Quite right too. This is one area I hope the review studies.

They should ask why non-engineers are permitted to make sometimes crucial engineering decisions. It’s not unusual for an engineering project manager to spend half his time running around over-ruling decisions made by unqualified superiors.

Also, and I can only speak from personal experience, it is now nearly 20 years since a Service Engineering Authority (an IPT function nowadays) first approached me (as a PE project manager) and asked me to write a new maintenance policy for a system, as they no longer had the expertise.

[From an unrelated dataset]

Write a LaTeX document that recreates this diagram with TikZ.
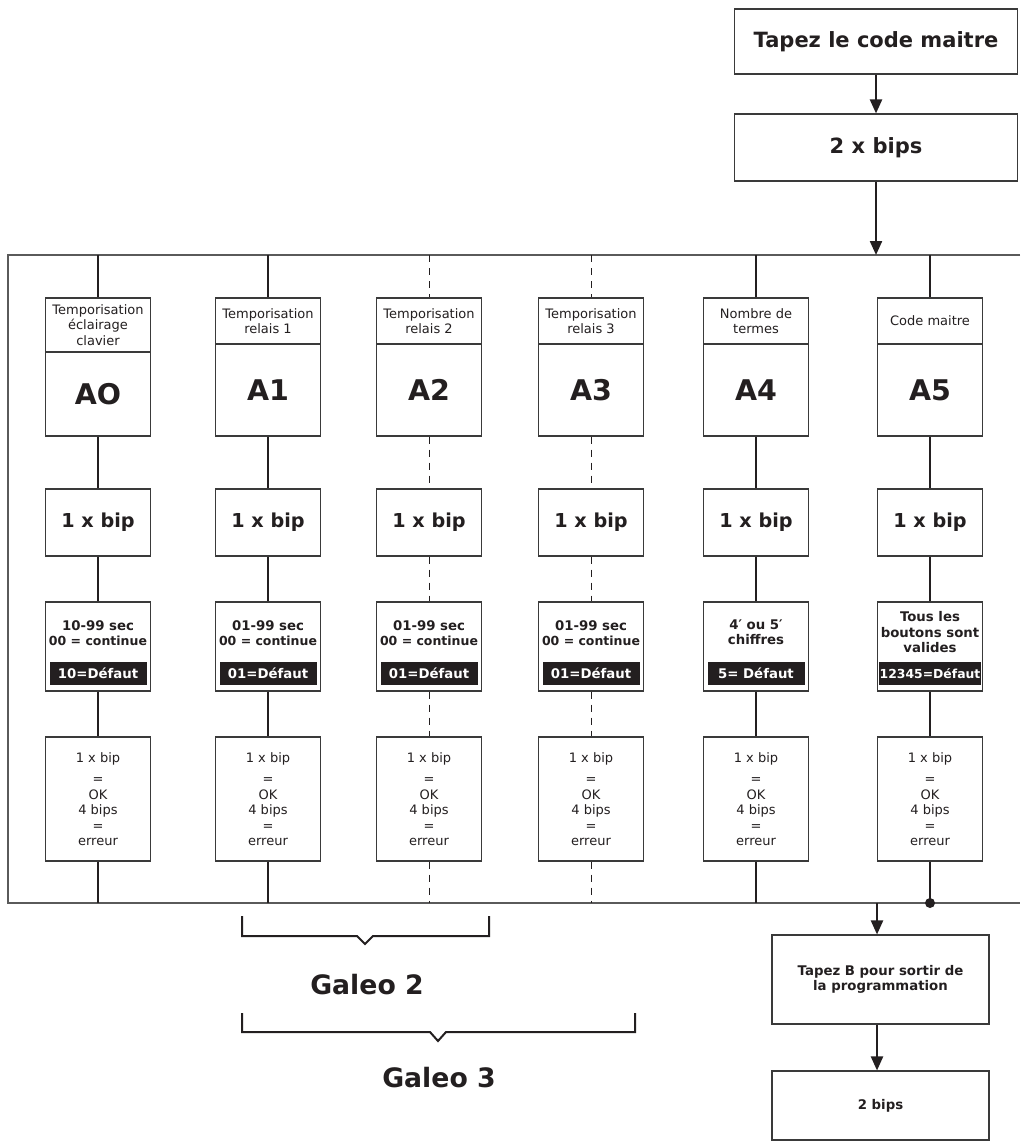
\documentclass[tikz,border=0pt]{standalone}
\usepackage{fontspec}
\setmainfont{DejaVu Sans}
\usetikzlibrary{arrows.meta}
\definecolor{ink}{HTML}{231F20}
\definecolor{edgec}{HTML}{3A3A3A}
\definecolor{framec}{HTML}{5A5A5A}
\newcommand\fHd{\fontsize{13}{15.5}\selectfont}
\newcommand\fBig{\fontsize{28.5}{30}\selectfont\bfseries}
\newcommand\fBip{\fontsize{19.2}{21}\selectfont\bfseries}
\newcommand\fVal{\fontsize{13.3}{15.5}\selectfont\bfseries}
\newcommand\fValS{\fontsize{12.5}{15.5}\selectfont\bfseries}
\newcommand\fRes{\fontsize{13}{15.5}\selectfont}
\newcommand\fTop{\fontsize{21}{23}\selectfont\bfseries}
\newcommand\fGal{\fontsize{26.7}{28}\selectfont\bfseries}
\tikzset{
 box/.style={draw=edgec, line width=1.1pt, fill=white, minimum width=105pt, inner sep=0pt, align=center, text=ink},
 stem/.style={line width=1.9pt, draw=ink},
 dstem/.style={line width=1pt, draw=ink, dash pattern=on 7pt off 6pt},
 flow/.style={line width=2.2pt, draw=ink, -{Triangle[width=12pt,length=14pt]}},
 frameline/.style={line width=1.4pt, draw=framec},
 bracket/.style={line width=2pt, draw=ink},
 band/.style={fill=ink, text=white, minimum width=97pt, minimum height=23pt, inner sep=0pt, font=\fVal},
 valtext/.style={font=\fVal, align=center, text=ink, inner sep=0pt},
}
\newcommand\gcol[6]{%
 \pgfmathsetmacro\hc{(298+#3)/2}%
 \pgfmathsetmacro\hh{#3-298}%
 \pgfmathsetmacro\ac{(436+#3)/2}%
 \pgfmathsetmacro\ah{436-#3}%
 \coordinate (t#1) at (#2,255);
 \coordinate (u#1) at (#2,903);
 \node[box, minimum height=\hh pt, font=\fHd] (h#1) at (#2,\hc) {#4};
 \node[box, minimum height=\ah pt, font=\fBig] (a#1) at (#2,\ac) {#5};
 \node[box, minimum height=67pt, font=\fBip] (b#1) at (#2,522.5) {1 x bip};
 \node[box, minimum height=89pt] (v#1) at (#2,646.5) {};
 \node[box, minimum height=124pt, font=\fRes] (r#1) at (#2,799) {1 x bip\\[6pt]=\\OK\\4 bips\\=\\erreur};
 \draw[#6] (t#1) -- (h#1.north);
 \draw[#6] (a#1.south) -- (b#1.north);
 \draw[#6] (b#1.south) -- (v#1.north);
 \draw[#6] (v#1.south) -- (r#1.north);
 \draw[#6] (r#1.south) -- (u#1);
}
\begin{document}
\begin{tikzpicture}[x=1pt,y=-1pt]
\useasboundingbox (0,0) rectangle (1020,1142);
% frame
\draw[frameline] (1020,255) -- (8,255) -- (8,903) -- (1020,903);
% top flow
\node[box, minimum width=283pt, minimum height=65pt, font=\fTop] (m1) at (876,41.5) {Tapez le code maitre};
\node[box, minimum width=283pt, minimum height=67pt, font=\fTop] (m2) at (876,147.5) {2 x bips};
\coordinate (ftop) at (876,255);
\draw[flow] (m1.south) -- (m2.north);
\draw[flow] (m2.south) -- (ftop);
% columns
\gcol{0}{98}{352}{Temporisation\\éclairage\\clavier}{AO}{stem}
\gcol{1}{268}{344}{Temporisation\\relais 1}{A1}{stem}
\gcol{2}{429}{344}{Temporisation\\relais 2}{A2}{dstem}
\gcol{3}{591}{344}{Temporisation\\relais 3}{A3}{dstem}
\gcol{4}{756}{344}{Nombre de\\termes}{A4}{stem}
\gcol{5}{930}{344}{Code maitre}{A5}{stem}
% value texts
\node[valtext] (vt0) at (98,633) {10-99 sec\\{\fValS 00 = continue}};
\node[band] (vd0) at (98,673.5) {10=Défaut};
\node[valtext] (vt1) at (268,633) {01-99 sec\\{\fValS 00 = continue}};
\node[band] (vd1) at (268,673.5) {01=Défaut};
\node[valtext] (vt2) at (429,633) {01-99 sec\\{\fValS 00 = continue}};
\node[band] (vd2) at (429,673.5) {01=Défaut};
\node[valtext] (vt3) at (591,633) {01-99 sec\\{\fValS 00 = continue}};
\node[band] (vd3) at (591,673.5) {01=Défaut};
\node[valtext] (vt4) at (756,632) {4′ ou 5′\\chiffres};
\node[band] (vd4) at (756,673.5) {5= Défaut};
\node[valtext] (vt5) at (930,632.5) {Tous les\\boutons sont\\valides};
\node[band, minimum width=102pt, font=\fontsize{12.4}{14}\selectfont\bfseries] (vd5) at (930,673.5) {12345=Défaut};
% bottom exit
\node[circle, fill=ink, inner sep=0pt, minimum size=10pt] (dot) at (930,903) {};
\node[box, minimum width=217pt, minimum height=89pt, font=\fVal] (tb) at (880.5,979.5) {Tapez B pour sortir de\\la programmation};
\node[box, minimum width=217pt, minimum height=69pt, font=\fVal] (tb2) at (880.5,1105.5) {2 bips};
\coordinate (fb) at (877,903);
\draw[flow] (fb) -- (fb |- tb.north);
\draw[flow] (fb |- tb.south) -- (fb |- tb2.north);
% brackets
\draw[bracket] (242,916) -- (242,936) -- (357,936) -- (365,944) -- (373,936) -- (489,936) -- (489,916);
\node[font=\fGal, text=ink] (g2) at (367,985) {Galeo 2};
\draw[bracket] (242,1013) -- (242,1032) -- (430,1032) -- (438,1041) -- (446,1032) -- (635,1032) -- (635,1013);
\node[font=\fGal, text=ink] (g3) at (439,1078) {Galeo 3};
\end{tikzpicture}
\end{document}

There’s so much wrong with the above you could write a book. Two simple sentences contain a host of fundamental breaches of airworthiness regulations. The Service EAs used to be self reliant, with PE a fallback. A viable fallback, as PMs had to have been there and done it before promotion. But when you come to rely on the fallback, and the latter’s boss announces he doesn’t want engineers in PM posts, then the fallback becomes Industry. They, too, offloaded engineering posts and many are now employed on a consultancy basis. Consultants, by their nature, are transients. Where is the continuity of expertise today? (The Corporate knowledge which is itself a fundamental airworthiness requirement). Where is the recruitment ground for MoD project engineers who understand military aviation? Sold off, that’s where. Lining the pockets of shareholders, when we should be more concerned with stakeholders. (i.e. YOU). Like I said before, these are not revelations. Predictable, predicted and ignored.